PARAGRAPH 2 SHOULD SUMMARIZE WHAT YOU LEARNED FROM INVESTIGATING THE FOLLOW-UP QUESTIONS. WHY ARE THESE FOLLOW-UP QUESTIONS INTERESTING FOR INVESTIGATION? DESCRIBE THE TABLES/FIGURES YOU USED TO EXPLORE ANSWERS TO THESE FOLLOW-UP QUESTIONS? WHAT DID YOU LEARN FROM THE TABLES/FIGURES REGARDING THE FOLLOW-UP QUESTIONS YOU PROPOSED?

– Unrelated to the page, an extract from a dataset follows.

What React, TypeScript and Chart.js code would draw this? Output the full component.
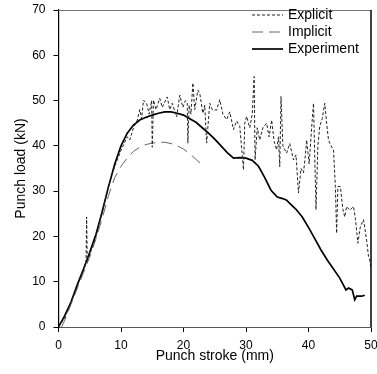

Our first follow up question is interesting because we can try and determine the success of regular season lineups through the prediction of a model. By running an ANOVA on a full model (minus predictors that wouldn’t make sense like Year or player names), we can see that many of our variables have low p-values, indicating they may be useful for further investigation into prediction. Many of these predictors were offensive percentages from the field. If we wanted to continue building this model, we could use forward selection with these predictors. By plotting the Full model, we can obviously tell that it is nowhere near ready. The second question will continue to require more dataframe manipulation in order to form graphs to fully explore what we would like. However, it can be seen in the follow up graph that players that have not been in the league as long, more frequently identify with a nationality other than the United States. This finding could be important for teams and analysts trying to find new players and helping to set up established systems for getting international talent to the NBA. The graph clearly shows just how much less dominant the blue/purple section (USA) has become the less experience the players have. This makes it clear than a trend exists and further examination of international players within specific sets of variables could lead to interesting, yet difficult to predict findings.